We have called this press conference to announce that we will appeal todayís decision by the NCAA to impose a one-year post-season ban on Cal football and penalize the program with the loss of a total of 13 football scholarships over the next five seasons.

We take violations of NCAA rules very seriously at Cal. In the case of academic fraud, there is no university that takes this issue more seriously. I consider the awarding of unearned academic credit to violate the most basic principle of a university. The case of academic impropriety involving two former student athletes and a professor in the spring semester of 1999, thus, I consider to be an extremely serious violation, and a violation fully deserving of a serious penalty. We self-imposed a penalty that we believed met that standard and the infractions committee of the Pac-10 agreed. The penalty included the loss of four football scholarships over two years and probation for one year.

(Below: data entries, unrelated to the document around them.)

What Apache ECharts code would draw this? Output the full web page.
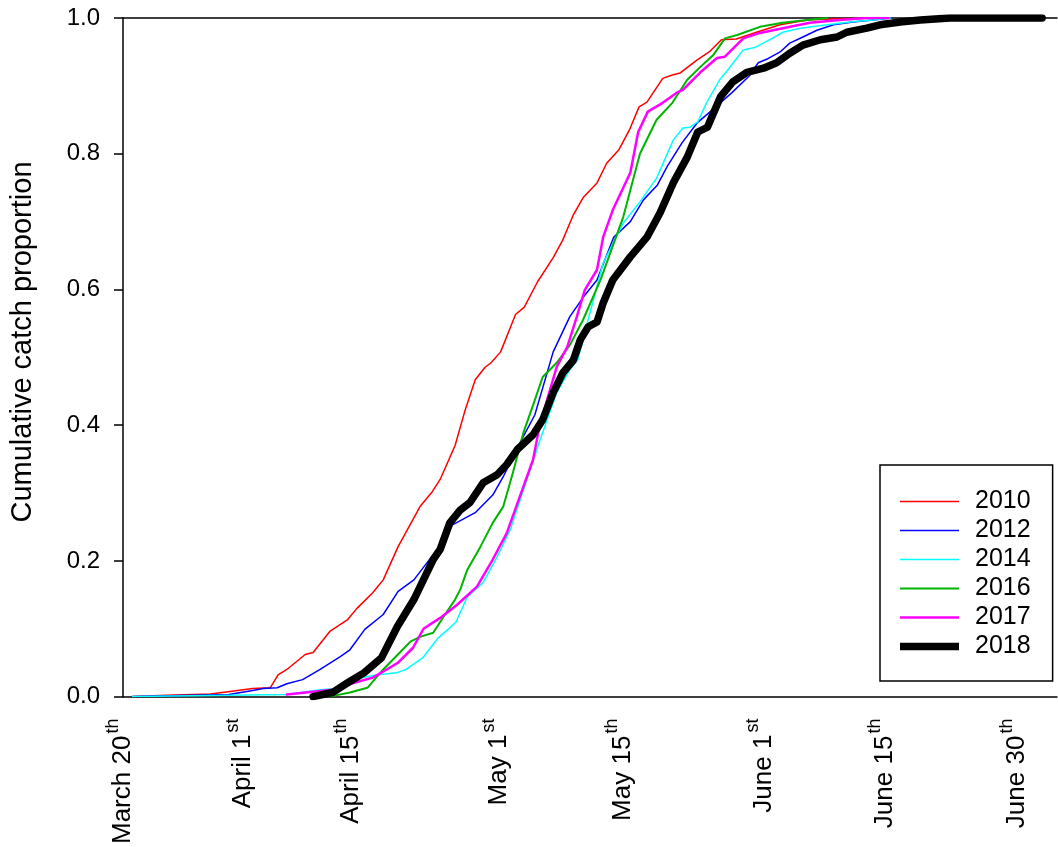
<!DOCTYPE html>
<html>
<head>
<meta charset="utf-8">
<script src="https://cdn.jsdelivr.net/npm/echarts@6/dist/echarts.min.js"></script>
<style>
  html, body { margin: 0; padding: 0; background: #fff; }
  #chart { width: 1058px; height: 847px; }
</style>
</head>
<body>
<div id="chart"></div>
<script>
// x = days after March 20th, y = cumulative catch proportion
const y2010 = [[1.1,0],[5,0.002],[10,0.004],[12,0.007],[14.8,0.012],[16.8,0.013],[17.7,0.032],[18.7,0.040],[20.8,0.062],[21.7,0.065],[23.6,0.096],[25.6,0.113],[26.7,0.13],[28.5,0.153],[29.7,0.172],[31.4,0.221],[33.9,0.28],[35.3,0.302],[36.2,0.32],[37.9,0.37],[39.0,0.42],[40.2,0.467],[41.3,0.485],[42.0,0.492],[43.1,0.508],[44.8,0.563],[45.8,0.574],[47.3,0.611],[49.1,0.647],[50.2,0.673],[51.4,0.71],[52.5,0.735],[54.1,0.757],[55.2,0.786],[56.6,0.806],[57.8,0.835],[58.9,0.869],[59.8,0.876],[61.6,0.911],[62.7,0.916],[63.6,0.919],[65.5,0.938],[66.9,0.95],[68.3,0.968],[70.0,0.969],[72.3,0.979],[75.0,0.99],[78.1,0.997],[81.5,0.999],[86.9,1.0]];
const y2012 = [[1.1,0],[12.1,0.003],[14.8,0.009],[16,0.012],[17.6,0.013],[18.7,0.019],[20.5,0.025],[22.5,0.040],[24.8,0.059],[25.9,0.069],[27.6,0.099],[29.7,0.121],[31.4,0.155],[33.2,0.172],[36.1,0.221],[37.6,0.253],[40.2,0.271],[42.2,0.297],[43.4,0.324],[45.3,0.374],[47.0,0.415],[49.1,0.508],[51.0,0.56],[52.5,0.588],[54.1,0.614],[56.0,0.677],[57.9,0.70],[59.4,0.732],[61.0,0.754],[62.1,0.781],[63.8,0.816],[65.5,0.845],[67.4,0.866],[69.5,0.89],[71.5,0.915],[72.5,0.934],[73.6,0.94],[75.0,0.95],[76.1,0.963],[77.6,0.972],[79.2,0.982],[81.1,0.99],[83.3,0.994],[85.6,0.997],[87.6,1.0]];
const y2014 = [[1.1,0],[18.7,0.003],[22.5,0.01],[24.4,0.012],[27.3,0.028],[28.9,0.032],[31.2,0.035],[32.3,0.040],[34.2,0.057],[36.0,0.087],[37.1,0.099],[38.0,0.11],[39.3,0.147],[41.1,0.168],[42.7,0.206],[44.2,0.246],[46.1,0.32],[47.6,0.378],[49.5,0.448],[51.0,0.482],[51.9,0.496],[53.0,0.551],[54.8,0.639],[57.1,0.698],[59.0,0.729],[60.9,0.764],[62.8,0.82],[63.9,0.838],[64.7,0.839],[65.6,0.847],[66.6,0.875],[68.1,0.909],[69.0,0.923],[69.9,0.938],[70.8,0.953],[72.2,0.957],[74.1,0.97],[75.3,0.979],[77.3,0.985],[80.4,0.99],[83.0,0.994],[85.6,0.997],[87.6,1.0]];
const y2016 = [[23.6,0],[25.9,0.006],[27.9,0.013],[29.7,0.04],[31.6,0.065],[32.8,0.081],[33.9,0.088],[35.4,0.094],[36.9,0.124],[37.9,0.143],[38.5,0.158],[39.3,0.187],[40.8,0.221],[42.2,0.256],[43.4,0.28],[44.5,0.33],[45.7,0.389],[47.0,0.437],[47.9,0.471],[49.5,0.492],[51.0,0.518],[52.5,0.555],[54.5,0.614],[57.1,0.707],[59.0,0.80],[60.9,0.85],[62.7,0.875],[64.4,0.909],[65.9,0.928],[67.4,0.946],[68.7,0.97],[70.1,0.975],[72.7,0.987],[75.3,0.993],[78.1,0.997],[80.4,1.0]];
const y2017 = [[18.7,0.003],[21.7,0.007],[23.9,0.01],[26.3,0.02],[28.5,0.028],[30.1,0.04],[31.4,0.05],[33.1,0.072],[34.3,0.1],[36.2,0.116],[38.1,0.135],[40.4,0.162],[42.2,0.202],[43.8,0.241],[45.3,0.295],[46.8,0.349],[47.4,0.389],[48.4,0.437],[49.5,0.486],[50.7,0.515],[51.8,0.56],[52.7,0.599],[54.1,0.629],[54.8,0.677],[55.9,0.717],[57.9,0.772],[58.8,0.832],[59.9,0.862],[61.6,0.875],[63.2,0.89],[63.9,0.894],[65.9,0.92],[67.8,0.941],[68.7,0.943],[70.8,0.97],[72.7,0.978],[75.3,0.985],[78.4,0.993],[81.8,0.997],[84.9,1.0],[87.3,1.0]];
const y2018 = [[21.7,0],[23.9,0.006],[25.6,0.02],[27.5,0.035],[29.5,0.057],[31.3,0.103],[33.2,0.143],[34.7,0.183],[35.4,0.202],[36.2,0.217],[37.3,0.256],[38.5,0.275],[39.6,0.286],[41.1,0.315],[42.7,0.327],[43.8,0.342],[45.0,0.364],[46.8,0.386],[47.9,0.408],[49.1,0.448],[50.2,0.477],[51.4,0.496],[52.2,0.526],[53.1,0.545],[54.1,0.552],[54.8,0.58],[55.9,0.614],[57.9,0.648],[59.8,0.677],[61.3,0.713],[62.8,0.757],[64.4,0.795],[65.6,0.832],[66.7,0.839],[67.2,0.854],[68.2,0.884],[69.6,0.906],[71.2,0.92],[73.1,0.926],[74.6,0.934],[76.1,0.948],[77.6,0.96],[79.6,0.968],[81.5,0.972],[82.6,0.979],[84.9,0.985],[86.4,0.99],[88.7,0.994],[91.0,0.997],[94.4,1.0],[104.9,1.0]];

// date labels under the x axis
const tickDays = [0, 13.7, 26, 42.9, 57, 73.1, 87, 102];
const tickNames = ["March 20", "April 1", "April 15", "May 1", "May 15", "June 1", "June 15", "June 30"];
const tickSups = ["th", "st", "th", "st", "th", "st", "th", "th"];

const years = ["2010", "2012", "2014", "2016", "2017", "2018"];
const yearData = [y2010, y2012, y2014, y2016, y2017, y2018];
const colors = ["#ff0000", "#0000ff", "#00ffff", "#00b400", "#ff00ff", "#000000"];
const widths = [1.5, 1.5, 1.5, 2, 2.5, 7.5];

const font = "Liberation Sans, Arial, Helvetica, sans-serif";

const myChart = echarts.init(document.getElementById("chart"));

const series = years.map((y, i) => ({
  name: y,
  type: "line",
  data: yearData[i],
  symbol: "none",
  showSymbol: false,
  color: colors[i],
  lineStyle: { color: colors[i], width: widths[i], join: "round", cap: "round" },
  emphasis: { disabled: true },
  z: 2 + i,
}));

// legend icons: plain bars as thick as each line
const legendData = years.map((y, i) => ({
  name: y,
  icon: "path://M0,0H59V" + widths[i] + "H0Z",
}));

const option = {
  animation: false,
  backgroundColor: "#fff",
  grid: { left: 123, right: 1, top: 18, bottom: 150, containLabel: false },
  legend: {
    orient: "vertical",
    left: 880,
    top: 465,
    data: legendData,
    itemWidth: 59,
    itemHeight: 14,
    itemGap: 4.0,
    padding: [24, 22, 22, 20],
    borderColor: "#000",
    borderWidth: 1.5,
    borderRadius: 0,
    textStyle: { fontFamily: font, fontSize: 25, color: "#000", lineHeight: 24, padding: [0, 0, 0, 11] },
  },
  graphic: [
    {
      type: "text",
      x: 23,
      y: 342,
      rotation: Math.PI / 2,
      style: {
        text: "Cumulative catch proportion",
        font: "29px " + font,
        fill: "#000",
        textAlign: "center",
        textVerticalAlign: "middle",
      },
    },
  ],
  xAxis: [
    {
      type: "value",
      min: 0,
      max: 106.6,
      splitLine: { show: false },
      axisLine: { lineStyle: { color: "#000", width: 1.5 } },
      axisTick: { show: false },
      axisLabel: {
        customValues: tickDays,
        rotate: 90,
        margin: 22,
        color: "#000",
        formatter: (v) => {
          let k = 0;
          tickDays.forEach((d, i) => {
            if (Math.abs(d - v) < Math.abs(tickDays[k] - v)) k = i;
          });
          return "{m|" + tickNames[k] + "}{s|" + tickSups[k] + "}";
        },
        rich: {
          m: { fontFamily: font, fontSize: 26, lineHeight: 38, color: "#000" },
          s: { fontFamily: font, fontSize: 18, lineHeight: 18, verticalAlign: "top", color: "#000", padding: [0, 0, 0, 2] },
        },
      },
    },
    {
      type: "value",
      position: "top",
      min: 0,
      max: 106.6,
      splitLine: { show: false },
      axisLine: { show: true, lineStyle: { color: "#000", width: 1.5 } },
      axisTick: { show: false },
      axisLabel: { show: false },
    },
  ],
  yAxis: {
    type: "value",
    min: 0,
    max: 1,
    interval: 0.2,
    splitLine: { show: false },
    axisLine: { show: true, lineStyle: { color: "#000", width: 1.5 } },
    axisTick: { show: true, length: 9, lineStyle: { color: "#000", width: 1.5 } },
    axisLabel: {
      margin: 23,
      color: "#000",
      fontFamily: font,
      fontSize: 24,
      formatter: (v) => v.toFixed(1),
    },
  },
  series: series,
};

myChart.setOption(option);
</script>
</body>
</html>
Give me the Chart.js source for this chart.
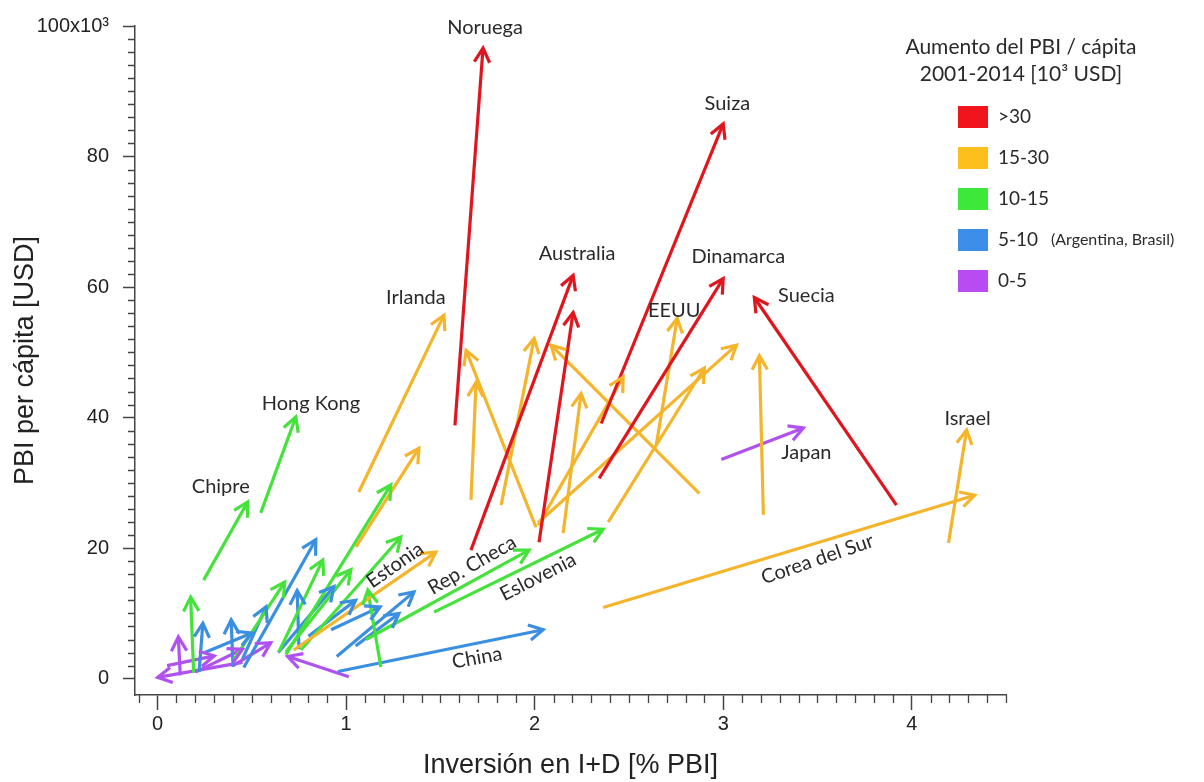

Later, following the arrival of a new athletic administrative team we discovered the department had failed to require student athletes on the football team who had made unauthorized hotel charges to reimburse the university for those charges. This failure and the failure to manage the related eligibility reinstatement process had unfortunately been allowed to persist over several seasons. We immediately initiated our own investigation of the matter and reported our findings to the NCAA infractions staff with whom we were already cooperating in their investigation of the academic fraud matter. These infractions in and of themselves were relatively minor, in some cases they amounted to an unauthorized phone call of 75 cents, in most other cases charges of a few dollars. It would be difficult to construe these infractions as giving Cal a competitive advantage since if they had been cleared up in a timely fashion and the athletes reinstated properly they would not have risen to a level necessary to report to the NCAA. The problem is that the infractions were allowed to accumulate without being addressed and players who were technically ineligible were allowed to compete.

We recognized that we faced penalties for this failure of administrative control and expected that this new infraction would result in additional loss of scholarships. We believe, however, that the addition of nine scholarships beyond the four already self-imposed and, above all, the deprivation of the teamís ability to compete in post-season play this year is unfairly punitive. For this reason we plan to appeal the penalties. I do not think it is in the interests of university sport, or the NCAA, to impose penalties that appear to be disproportionately extreme.